Water Warriors




06:17 min
Documentary
Director: Liz Miller
Producer: Liz Miller

Winner of the Environment Award

ABOUT THE FILM

More About Water Warriors from Director and Producer Liz Miller

Water is quickly becoming the liquid gold of the 21st century. While corporations urge local governments to privatize municipal water systems, communities around the world are organizing to ensure affordable access to this life sustaining resource. Water Warriors is the story of one community’s determination to fight the seemingly inevitable path of water privatization. This six-minute video, is a shorter version of an hour-long piece that will premier in the fall of 2006.

Most of us take water for granted. My objective in making Water Warriors was to encourage more people to think about where the water you drink comes from, who is in charge of making decisions about this shared resource, and how to ensure everyone has access to water. Today public water utilities serve 81% of the American public, but corporations and private investors understand that aging public infrastructures present new investment opportunities. With the diminishing involvement of the state and federal government in supporting water systems, local officials are faced with difficult decisions.

I wanted to frame this issue as it plays out in city councils across the United States. How do local leaders determine what is best for their community? What does private investment in a water system really mean for residents, for water plant workers, for a community? Is water privatization a sustainable solution? What are the alternatives? To tell this story I traveled to many cities around the world at various stages of privatization before I chose Highland Park, a city on the verge of turning its system over to private management. Highland Park, Michigan, is a small African American city with a soulful past. The city is 3 miles long, surrounded by Detroit, and known by many as the birthplace of Henry Ford’s assembly line and the music of Motown. It was once a haven for working class families as well as a site for radical labor organizing and inspired the classic film, Finally Got the News.

I first visited Highland Park in January of 2004 because I had heard that residents were receiving water bills as high as $10,000 and that half of the city had their water shut off. The irony is that unlike any other city or suburb in the Detroit area, Highland Park has its own water intake to the Great Lakes basin, which Henry Ford secured in 1917 to support his auto industry. So here was a city located next to the largest fresh water supply in the world, and residents were deprived of access to water.

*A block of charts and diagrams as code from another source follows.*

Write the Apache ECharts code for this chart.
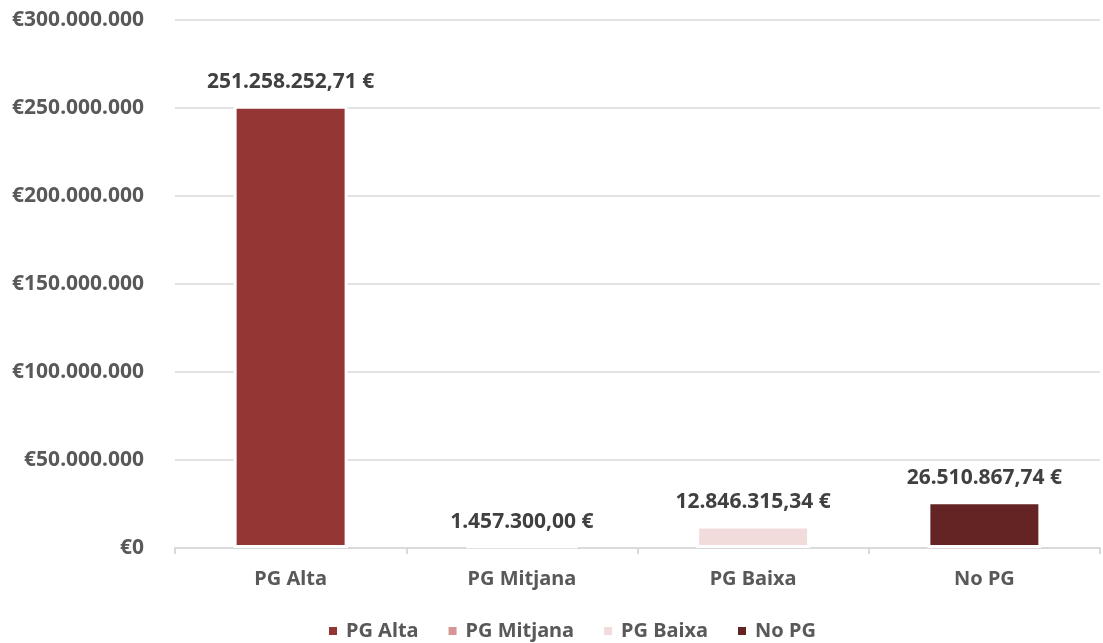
<!DOCTYPE html>
<html><head><meta charset="utf-8">
<script src="https://cdn.jsdelivr.net/npm/echarts@6/dist/echarts.min.js"></script>
<style>html,body{margin:0;padding:0;background:#fff}#c{width:1103px;height:643px}</style>
</head><body><div id="c"></div>
<script>
const categories = ['PG Alta', 'PG Mitjana', 'PG Baixa', 'No PG'];
const seriesNames = ['PG Alta', 'PG Mitjana', 'PG Baixa', 'No PG'];
const values = [251258252.71, 1457300.00, 12846315.34, 26510867.74];
const colors = ['#943634', '#D99594', '#F2DCDB', '#632423'];
const yTicks = { min: 0, max: 300000000, interval: 50000000 };

function fmtThousands(n) {
  return String(n).replace(/\B(?=(\d{3})+(?!\d))/g, '.');
}
function fmtEuro(v) {
  const fixed = v.toFixed(2).split('.');
  return fmtThousands(fixed[0]) + ',' + fixed[1] + ' €';
}
const FONT = 'Noto Sans';
const series = seriesNames.map((name, i) => ({
  name: name,
  type: 'bar',
  barWidth: 114,
  barGap: '-100%',
  data: categories.map((c, j) => j === i ? values[i] : null),
  itemStyle: { color: colors[i], borderColor: '#fff', borderWidth: 3 },
  label: {
    show: true, position: 'top', distance: 13,
    formatter: p => fmtEuro(p.value),
    fontFamily: FONT, fontWeight: 'bold', fontSize: 21, color: '#404040'
  }
}));
const chart = echarts.init(document.getElementById('c'));
chart.setOption({
  animation: false,
  color: colors,
  grid: { left: 175, right: 3, top: 20, bottom: 95 },
  legend: {
    bottom: -3, left: 322, itemWidth: 10, itemHeight: 10, itemGap: 28,
    icon: 'rect',
    textStyle: { fontFamily: FONT, fontWeight: 'bold', fontSize: 20, color: '#595959', padding: [0, 0, 0, 3] },
    data: seriesNames
  },
  xAxis: {
    type: 'category', data: categories,
    axisLine: { lineStyle: { color: '#d9d9d9', width: 2 } },
    axisTick: { show: true, length: 6, lineStyle: { color: '#d9d9d9', width: 2 } },
    axisLabel: { margin: 21, fontFamily: FONT, fontWeight: 'bold', fontSize: 20, color: '#595959' }
  },
  yAxis: {
    type: 'value', min: yTicks.min, max: yTicks.max, interval: yTicks.interval,
    axisLine: { show: false }, axisTick: { show: false },
    splitLine: { lineStyle: { color: '#d9d9d9', width: 1.5 } },
    axisLabel: { margin: 31, fontFamily: FONT, fontWeight: 'bold', fontSize: 21, color: '#595959',
      formatter: v => '€' + fmtThousands(v) }
  },
  series: series
});
</script></body></html>
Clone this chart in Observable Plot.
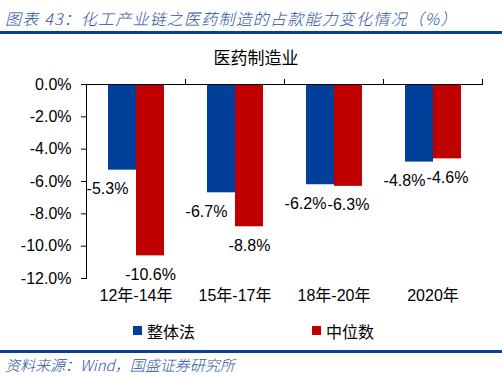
<!DOCTYPE html>
<html><head><meta charset="utf-8">
<script src="https://cdn.jsdelivr.net/npm/d3@7"></script>
<script src="https://cdn.jsdelivr.net/npm/@observablehq/plot@0.6"></script>
<style>
body{margin:0;background:#fff;}
#wrap{position:relative;width:502px;height:376px;overflow:hidden;font-family:'Liberation Sans','Noto Sans CJK SC',sans-serif;}
.hdr{position:absolute;left:5px;color:#2a52a0;font-style:italic;font-family:'Noto Sans CJK SC',sans-serif;font-weight:300;white-space:nowrap;}
.line{position:absolute;left:0;width:502px;height:3px;background:#0b3f97;}
#sub{position:absolute;top:44px;left:0;width:512px;text-align:center;font-size:17px;font-family:'Noto Sans CJK SC',sans-serif;}
#legend{position:absolute;top:319px;left:0;width:502px;font-size:16px;font-family:'Noto Sans CJK SC',sans-serif;}
.sw{position:absolute;width:9px;height:9px;top:7px;}
.lt{position:absolute;top:0;}
#chart{position:absolute;top:0;left:0;}
</style></head>
<body>
<div id="wrap">
  <div class="hdr" id="title" style="top:6px;font-size:16px;letter-spacing:1.2px;">图表 43：化工产业链之医药制造的占款能力变化情况（%）</div>
  <div class="line" style="top:31px;"></div>
  <div id="chart"></div>
  <div id="sub">医药制造业</div>
  <div id="legend"></div>
  <div class="line" style="top:350px;"></div>
  <div class="hdr" id="caption" style="top:354px;font-size:15px;">资料来源：Wind，国盛证券研究所</div>
</div>
<script>
const categories = ["12年-14年", "15年-17年", "18年-20年", "2020年"];
const seriesNames = ["整体法", "中位数"];
const overallValues = [-5.3, -6.7, -6.2, -4.8];
const medianValues = [-10.6, -8.8, -6.3, -4.6];
const yTicks = [0, -2, -4, -6, -8, -10, -12];
const colors = ["#00409A", "#C00000"];

const data = [];
categories.forEach((c, i) => {
  data.push({category: c, series: seriesNames[0], value: overallValues[i]});
  data.push({category: c, series: seriesNames[1], value: medianValues[i]});
});

const chart = Plot.plot({
  width: 502, height: 320,
  marginTop: 84, marginLeft: 85, marginRight: 20, marginBottom: 42,
  style: {fontFamily: "'Liberation Sans','Noto Sans CJK SC',sans-serif", fontSize: "16px", color: "#000", background: "transparent"},
  fx: {domain: categories, padding: 0, label: null, axis: "bottom", tickSize: 0, tickPadding: 11},
  x: {domain: seriesNames, axis: null, paddingInner: 0, paddingOuter: 0.74},
  y: {domain: [-12, 0], axis: null},
  color: {domain: seriesNames, range: colors},
  marks: [
    Plot.barY(data, {fx: "category", x: "series", y: "value", fill: "series", inset: 0}),
    Plot.ruleY([0], {stroke: "#000", strokeWidth: 1}),
    Plot.frame({anchor: "right", insetTop: -5, insetBottom: 194, stroke: "#000"}),
    Plot.frame({anchor: "left", facetAnchor: "left", stroke: "#000"}),
    Plot.axisY({ticks: yTicks, tickSize: 5, tickPadding: 10, tickFormat: d => d.toFixed(1) + "%", label: null, fontSize: 16}),
    Plot.text(data, {filter: d => d.series === seriesNames[0], fx: "category", x: "series", y: "value",
      text: d => d.value.toFixed(1) + "%", dy: 19, dx: -15, fill: "#000", fontSize: 16}),
    Plot.text(data, {filter: d => d.series === seriesNames[1], fx: "category", x: "series", y: "value",
      text: d => d.value.toFixed(1) + "%", dy: 19, fill: "#000", fontSize: 16})
  ]
});
document.getElementById("chart").appendChild(chart);

const legend = document.getElementById("legend");
const legendX = [133, 312];
seriesNames.forEach((s, i) => {
  const sw = document.createElement("div");
  sw.className = "sw"; sw.style.left = legendX[i] + "px"; sw.style.background = colors[i];
  legend.appendChild(sw);
  const t = document.createElement("div");
  t.className = "lt"; t.style.left = (legendX[i] + 14) + "px"; t.textContent = s;
  legend.appendChild(t);
});
</script>
</body></html>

During my first visit to Highland Park, I met a group of inspiring women addressing the water crisis. These women have been organizing for a long time: They were involved with the civil rights movement; At the peak of the car industry they were community and labor organizers; When the industry left they became welfare organizers. Today these women declare access to water as the civil rights issue of our times. Not only are they providing direct support to residents facing water shut offs but they have a critical analysis about why this is happening. These women “Fight Poverty, Not the Poor” and they consider access to water a human right, and they are searching for alternatives to privatization.

I then learned more about what was going on and why the bills were so high. Highland Park, like four other cities in Michigan with economic troubles, is under a “state take-over.” To fix the financial crisis, an Emergency Financial Manager (EMF), has been appointed by the state. I was eager to meet the EMF, the woman who would be determining the future of the city and the water plant. The EMF, a strong leader in her own right, agreed to share her perspective on the situation and introduced me to the rest of her corporate team. The EMF had turned to the water plant to generate revenue for the city. To balance the books she had cut back on water support staff while simultaneously got tough on collecting current and past bills. Getting a water department “in order” is often the first step to privatization, but in this case the situation had translated to “disorder.”

I then met Gloria Pogue, another impressive leader in her workplace and her community. Gloria is the guiding spirit of the water plant and the reservoir, which is fondly called, “Gloria’s Lake.” When I met Gloria she had been working 350 days in a row as a “part timer” and was managing this plant with determination and dignity. After I met these strong women, I knew that Highland Park was the place to tell an American story about water, democracy, and difficult decisions.

While many cities do not face the same financial challenges of a post-industrial city, Highland Park acutely foreshadows the challenges that many cities around the world will face; aging water infrastructures, a lack of resources to update old systems, and a need to address management issues. And as you will see in the longer version of the film, Water Warriors is not just about water, but touches on the very essence of our democratic system. Water Warriors presents a community in crisis but it also presents the powerful enactment of local participation in finding solutions to the problems of our times.